Notice the structure: a specific proposal (“required to take a year off for community service”) followed by the reasons (“to increase their maturity and global awareness”). That “in order to” phrase does the heavy lifting, telling the reader exactly what the body paragraphs will prove.

Analytical

An analytical thesis breaks an issue into parts and evaluates it. You’re not arguing for a policy change; you’re showing the reader how something works, why it matters, or what it reveals.

Example: “An analysis of the college admission process reveals one challenge facing counselors: accepting students with high test scores or students with strong extracurricular backgrounds.”

Here the claim is that a specific tension exists within the admissions process. The paper will examine both sides of that tension, not advocate for one.

Expository

An expository thesis explains something to the reader without taking a side. Think of it as a preview of the categories or ideas your paper will walk through.

Example: “The life of the typical college student is characterized by time spent studying, attending class, and socializing with peers.”

This thesis tells the reader the paper will cover three aspects of college life. It’s not debatable in the same way an argumentative thesis is, but it still gives the essay a clear structure and direction.

Weak vs. Strong: Before and After

Seeing side-by-side comparisons is one of the fastest ways to understand what separates a working thesis from one that needs revision.

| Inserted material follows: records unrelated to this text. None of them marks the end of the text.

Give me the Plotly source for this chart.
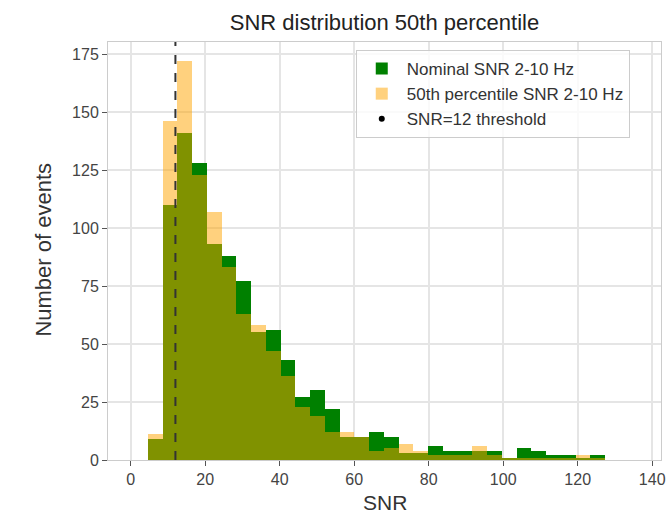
import numpy as np
import plotly.graph_objects as go

# histogram bin edges (SNR)
bin_edges = [4.60, 8.56, 12.52, 16.48, 20.44, 24.40, 28.36, 32.32, 36.28, 40.24,
             44.20, 48.16, 52.12, 56.08, 60.04, 64.00, 67.96, 71.92, 75.88, 79.84,
             83.80, 87.76, 91.72, 95.68, 99.64, 103.60, 107.56, 111.52, 115.48,
             119.44, 123.40, 127.36]

nominal_counts = [9, 110, 141, 128, 93, 88, 77, 55, 56, 43, 27, 30, 22, 10, 10,
                  12, 10, 3, 3, 6, 4, 4, 4, 4, 1, 5, 4, 2, 2, 1, 2]
p50_counts = [11, 146, 172, 123, 107, 83, 63, 58, 47, 36, 23, 19, 12, 12, 10,
              4, 5, 7, 4, 2, 2, 2, 6, 2, 1, 1, 1, 1, 1, 2, 1]

threshold = 12

x_ticks = [0, 20, 40, 60, 80, 100, 120, 140]
y_ticks = [0, 25, 50, 75, 100, 125, 150, 175]

edges = np.array(bin_edges)
centers = (edges[:-1] + edges[1:]) / 2
widths = np.diff(edges)

FONT = "Liberation Sans, Arial, sans-serif"

fig = go.Figure()
fig.add_trace(go.Bar(x=centers, y=nominal_counts, width=widths,
                     marker=dict(color="#008000", line=dict(width=0)),
                     name="Nominal SNR 2-10 Hz"))
fig.add_trace(go.Bar(x=centers, y=p50_counts, width=widths,
                     marker=dict(color="#FFA500", line=dict(width=0)),
                     opacity=0.5,
                     name="50th percentile SNR 2-10 Hz"))
# legend entry for threshold
fig.add_trace(go.Scatter(x=[None], y=[None], mode="markers",
                         marker=dict(color="black", size=6, symbol="circle"),
                         name="SNR=12 threshold"))

fig.add_shape(type="line", xref="x", yref="paper", x0=threshold, x1=threshold,
              y0=0, y1=1, line=dict(color="#333333", width=2, dash="dash"))

W, H = 666, 520
ml, mr, mt, mb = 108, 0, 42, 60
ph = H - mt - mb
pw = W - ml - mr

fig.update_layout(
    width=W, height=H,
    margin=dict(l=ml, r=mr, t=mt, b=mb),
    barmode="overlay", bargap=0,
    plot_bgcolor="white", paper_bgcolor="white",
    font=dict(family=FONT, color="#333333"),
    title=dict(text="SNR distribution 50th percentile",
               x=0.5, xref="paper", xanchor="center",
               y=1 - 22 / H, yref="container", yanchor="middle",
               font=dict(size=22, color="#222222")),
    legend=dict(x=(358 - ml) / pw, y=(460 - 50) / ph, xanchor="left", yanchor="top",
                bgcolor="rgba(255,255,255,0.8)", bordercolor="#cccccc", borderwidth=1,
                font=dict(size=17, color="#333333"), itemwidth=40,
                tracegroupgap=0),
    xaxis=dict(range=[-6.1, (666 - 131) / 3.758], tickvals=x_ticks,
               showgrid=True, gridcolor="#e5e5e5", gridwidth=1.5,
               zeroline=False, showline=True, linecolor="#cccccc", linewidth=1,
               mirror=True, ticks="outside", ticklen=5, tickcolor="#555555",
               ticklabeloverflow="allow",
               tickfont=dict(size=16, color="#444444")),
    yaxis=dict(range=[0, 180.2], tickvals=y_ticks,
               showgrid=True, gridcolor="#e5e5e5", gridwidth=1.5,
               zeroline=False, showline=True, linecolor="#cccccc", linewidth=1,
               mirror=True, ticks="outside", ticklen=5, tickcolor="#555555",
               tickfont=dict(size=16, color="#444444")),
    annotations=[
        dict(text="SNR", xref="paper", yref="paper", x=0.5, y=(460 - 502) / ph,
             xanchor="center", yanchor="middle", showarrow=False,
             font=dict(size=21, color="#333333")),
        dict(text="Number of events", xref="paper", yref="paper",
             x=(42 - ml) / pw, y=(460 - 250) / ph, textangle=-90,
             xanchor="center", yanchor="middle", showarrow=False,
             font=dict(size=22, color="#333333")),
    ],
)

fig.write_html("out.html")
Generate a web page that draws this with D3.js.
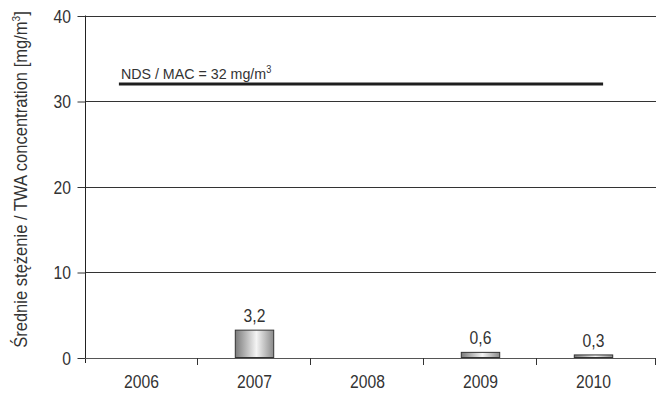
<!DOCTYPE html>
<html>
<head>
<meta charset="utf-8">
<script src="https://cdn.jsdelivr.net/npm/d3@7"></script>
<style>
  html, body { margin: 0; padding: 0; background: #fff; }
  svg text { font-family: "Liberation Sans", Arial, "DejaVu Sans", sans-serif; fill: #333; }
</style>
</head>
<body>
<svg id="chart" width="658" height="394"></svg>
<script>
// Yearly mean TWA concentrations
const years = ["2006", "2007", "2008", "2009", "2010"];
const values = [null, 3.2, null, 0.6, 0.3];
const valueLabels = ["", "3,2", "", "0,6", "0,3"];
const yTicks = [0, 10, 20, 30, 40];
const limitValue = 32;
const limitLabel = "NDS / MAC = 32 mg/m";

const svg = d3.select("#chart");
const m = { left: 85, right: 656, plotRight: 650, top: 15.5, bottom: 357.5 };
const narrow = 0.87; // horizontal squeeze giving a condensed face

const x = d3.scaleBand().domain(years).range([m.left, m.plotRight]).paddingInner(0).paddingOuter(0);
const y = d3.scaleLinear().domain([0, 40]).range([m.bottom, m.top]);

// condensed text placed at (px, py)
function label(g, px, py, str, size, anchor) {
  return g.append("text")
    .attr("transform", `translate(${px},${py}) scale(${narrow},1)`)
    .attr("text-anchor", anchor || "middle")
    .attr("font-size", size)
    .text(str);
}

// gradient fill for bars
const defs = svg.append("defs");
const grad = defs.append("linearGradient").attr("id", "barGrad")
  .attr("x1", "0%").attr("x2", "100%").attr("y1", "0%").attr("y2", "0%");
grad.append("stop").attr("offset", "0%").attr("stop-color", "#7a7a7a");
grad.append("stop").attr("offset", "55%").attr("stop-color", "#f4f4f4");
grad.append("stop").attr("offset", "100%").attr("stop-color", "#8a8a8a");

// horizontal grid lines
svg.append("g").selectAll("line").data(yTicks.filter(d => d > 0)).join("line")
  .attr("x1", m.left).attr("x2", m.right)
  .attr("y1", d => Math.round(y(d)) + 0.5).attr("y2", d => Math.round(y(d)) + 0.5)
  .attr("stroke", "#333").attr("stroke-width", 1);

// y axis: line and ticks from d3.axisLeft, labels squeezed separately
const yAxis = d3.axisLeft(y).tickValues(yTicks).tickSize(8).tickFormat(() => "");
const gy = svg.append("g").attr("transform", `translate(${m.left + 0.5},0.5)`).call(yAxis);
gy.select(".domain").attr("d", `M0,${m.top - 0.5}V${m.bottom + 5}`).attr("stroke", "#222");
gy.selectAll(".tick line").attr("stroke", "#333");
const gyl = svg.append("g");
yTicks.forEach(t => label(gyl, 71, y(t) + 7, d3.format("d")(t), 18, "end"));

// x axis baseline and category separators
const gx = svg.append("g");
gx.append("line").attr("x1", m.left).attr("x2", m.right)
  .attr("y1", Math.round(m.bottom) + 0.5).attr("y2", Math.round(m.bottom) + 0.5)
  .attr("stroke", "#555");
const sepPos = years.slice(1).map(d => x(d)).concat([m.right]);
gx.selectAll("line.sep").data(sepPos).join("line").attr("class", "sep")
  .attr("x1", d => Math.round(d) - 0.5).attr("x2", d => Math.round(d) - 0.5)
  .attr("y1", Math.round(m.bottom)).attr("y2", Math.round(m.bottom) + 7)
  .attr("stroke", "#333");
years.forEach(d => label(gx, x(d) + x.bandwidth() / 2, 388, d, 18));

// bars
const barW = x.bandwidth() * 0.34;
const barData = years.map((d, i) => ({ year: d, v: values[i], label: valueLabels[i] })).filter(d => d.v !== null);
svg.append("g").selectAll("rect").data(barData).join("rect")
  .attr("x", d => x(d.year) + x.bandwidth() / 2 - barW / 2)
  .attr("y", d => y(d.v))
  .attr("width", barW)
  .attr("height", d => y(0) - y(d.v))
  .attr("fill", "url(#barGrad)")
  .attr("stroke", "#333").attr("stroke-width", 1);

const gv = svg.append("g");
barData.forEach(d => label(gv, x(d.year) + x.bandwidth() / 2, y(d.v) - 8, d.label, 18));

// exposure limit line
const limX1 = x("2006") + x.bandwidth() * 0.3;
const limX2 = x("2010") + x.bandwidth() * 0.585;
svg.append("line")
  .attr("x1", limX1).attr("x2", limX2)
  .attr("y1", y(limitValue)).attr("y2", y(limitValue))
  .attr("stroke", "#1e1e1e").attr("stroke-width", 3);
const lt = svg.append("text")
  .attr("transform", `translate(${limX1 + 2},${y(limitValue) - 5}) scale(0.92,1)`)
  .attr("font-size", 15.5);
lt.append("tspan").text(limitLabel);
lt.append("tspan").attr("font-size", 10).attr("dy", -6).text("3");

// y axis title
const yt = svg.append("text")
  .attr("transform", `translate(27,179.5) rotate(-90) scale(0.92,1)`)
  .attr("text-anchor", "middle")
  .attr("font-size", 18);
yt.append("tspan").text("Średnie stężenie / TWA concentration [mg/m");
yt.append("tspan").attr("font-size", 11).attr("dy", -7).text("3");
yt.append("tspan").attr("dy", 7).text("]");
</script>
</body>
</html>
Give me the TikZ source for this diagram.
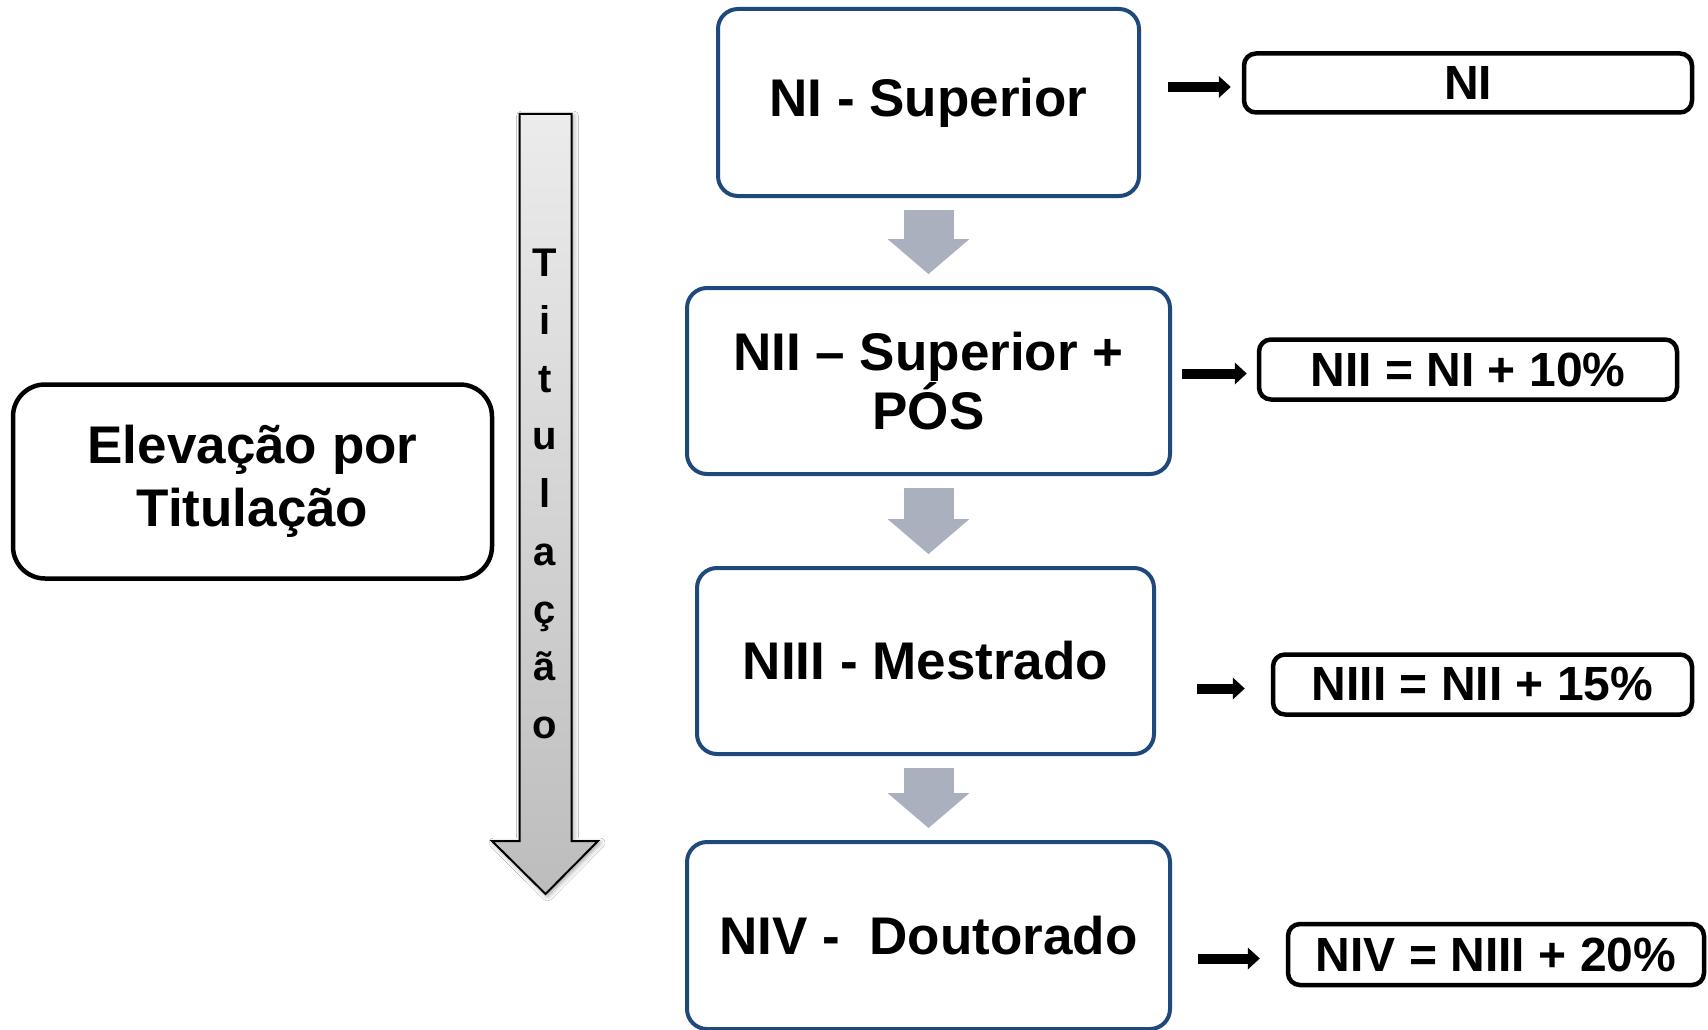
\documentclass[tikz,border=0pt]{standalone}
\usepackage{fontspec}
\setmainfont{Liberation Sans}
\usepackage{xcolor}
\usetikzlibrary{arrows.meta,shadows.blur}

\definecolor{boxblue}{RGB}{31,73,125}
\definecolor{stepgray}{RGB}{171,176,190}

\tikzset{
  level/.style={draw=boxblue, line width=4pt, rounded corners=20pt, fill=white,
    align=center, inner sep=0pt, font=\fontsize{53}{54}\selectfont\bfseries},
  gain/.style={draw=black, line width=4.5pt, rounded corners=12pt, fill=white,
    inner sep=0pt, font=\fontsize{48}{50}\selectfont\bfseries},
  stepdown/.style={draw=stepgray, line width=50pt,
    -{Triangle[width=82pt,length=35pt,line width=0pt]},
    shorten <=12pt, shorten >=12pt},
  pointer/.style={draw=black, line width=10pt,
    -{Triangle[width=22pt,length=12pt,line width=0pt]}},
}

\begin{document}
\begin{tikzpicture}[x=1pt,y=-1pt]
    \path[use as bounding box, fill=white] (0,0) rectangle (1708,1030);

    % Left label
    \node[draw=black, line width=4.5pt, rounded corners=32pt, align=center,
      minimum width=479pt, minimum height=194pt, inner sep=0pt,
      font=\fontsize{53}{63}\selectfont\bfseries]
      (elev) at (252.5,481.5) {Elevação por\\Titulação};

    % Vertical arrow
    \shade[top color=gray!15, bottom color=gray!52, draw=black, line width=2pt,
      blur shadow={shadow xshift=2pt, shadow yshift=-2pt, shadow blur radius=5pt}]
      (519.5,114) -- (571.5,114) -- (571.5,841) -- (598,841) -- (545.5,894)
      -- (492,841) -- (519.5,841) -- cycle;
    \node[align=center, inner sep=0pt, font=\fontsize{40}{57.75}\selectfont\bfseries]
      (tit) at (545,494) {T\\i\\t\\u\\l\\a\\ç\\ã\\o};

    % Levels
    \node[level, minimum width=421pt, minimum height=187pt] (ni) at (928.5,102.5) {NI - Superior};
    \node[level, minimum width=483pt, minimum height=186pt] (nii) at (928.5,381) {NII – Superior +\\PÓS};
    \node[level, minimum width=457pt, minimum height=186pt] (niii) at (925.5,661) {NIII - Mestrado};
    \node[level, minimum width=483pt, minimum height=187pt] (niv) at (928.5,935.5) {NIV -\ \ Doutorado};

    % Values
    \node[gain, minimum width=448pt, minimum height=59pt] (nir) at (1468,83) {NI};
    \node[gain, minimum width=418pt, minimum height=60pt] (niir) at (1468,369.5) {NII = NI + 10\%};
    \node[gain, minimum width=419pt, minimum height=60pt] (niiir) at (1482.5,684.5) {NIII = NII + 15\%};
    \node[gain, minimum width=416pt, minimum height=61pt] (nivr) at (1496,954.5) {NIV = NIII + 20\%};

    % Arrows
    \draw[stepdown] (ni.south) -- (nii.north);
    \draw[stepdown] (nii.south) -- (nii.south |- niii.north);
    \draw[stepdown] (nii.south |- niii.south) -- (niv.north);

    \draw[pointer, transform canvas={yshift=-4pt}, shorten <=27pt, shorten >=11pt] (ni.east |- nir.west) -- (nir.west);
    \draw[pointer, transform canvas={yshift=-4pt}, shorten <=10pt, shorten >=10pt] (nii.east |- niir.west) -- (niir.west);
    \draw[pointer, transform canvas={yshift=-4pt}, shorten <=41pt, shorten >=26pt] (niii.east |- niiir.west) -- (niiir.west);
    \draw[pointer, transform canvas={yshift=-4pt}, shorten <=26pt, shorten >=26pt] (niv.east |- nivr.west) -- (nivr.west);
\end{tikzpicture}
\end{document}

Too broad: “Drug use is detrimental to society.”

Focused: “Illegal drug use is detrimental because it encourages gang violence.”

The first version could mean almost anything. Which drugs? Detrimental how? The revised version narrows to a specific type of drug use and a specific consequence, giving the writer a clear essay to build.

Too vague: “At least 25 percent of the federal budget should be spent on limiting pollution.”

Specific: “At least 25 percent of the federal budget should be spent on helping upgrade businesses to clean technologies, researching renewable energy sources, and planting more trees in order to control or eliminate pollution.”

The first version makes a claim but doesn’t tell the reader how the money should be spent. The revision maps out three spending priorities, which means the writer now has three body sections ready to go. A thesis that previews its own structure like this makes the entire paper easier to write.

Where to Place It and How Long It Should Be

In most academic writing, the thesis statement goes at the end of the introduction, usually as the last sentence of your first paragraph. This placement works because your opening sentences provide context, and the thesis arrives as the payoff: now you know what this paper will argue.

Aim for one to two sentences. A single, well-constructed sentence is ideal for most essays under ten pages. If your thesis requires two sentences to capture both the claim and the reasoning, that’s fine, but anything longer usually means you’re trying to fit your entire argument into the introduction instead of letting the body paragraphs do their job.

Turning Your Draft Thesis Into a Final One

Your first attempt at a thesis statement is almost never your last. Most experienced writers treat the initial thesis as a working draft and refine it after they’ve written the body of the paper. That’s normal and often produces a stronger result, because by the time you’ve finished your evidence paragraphs, you understand your own argument better than you did at the start.

When you revise, check for three things. Is your claim specific enough that a reader knows exactly what to expect? Does the sentence include a “because” or “in order to” element that previews your reasoning? And can someone reasonably disagree with your position? If you can answer yes to all three, your thesis is ready.

One final technique: try reading your thesis statement out loud and then asking yourself, “So what?” If the answer is obvious (“Well, everyone knows that”), you need a more focused or surprising claim. If the answer is “That’s interesting, prove it,” you have a thesis that will carry an essay.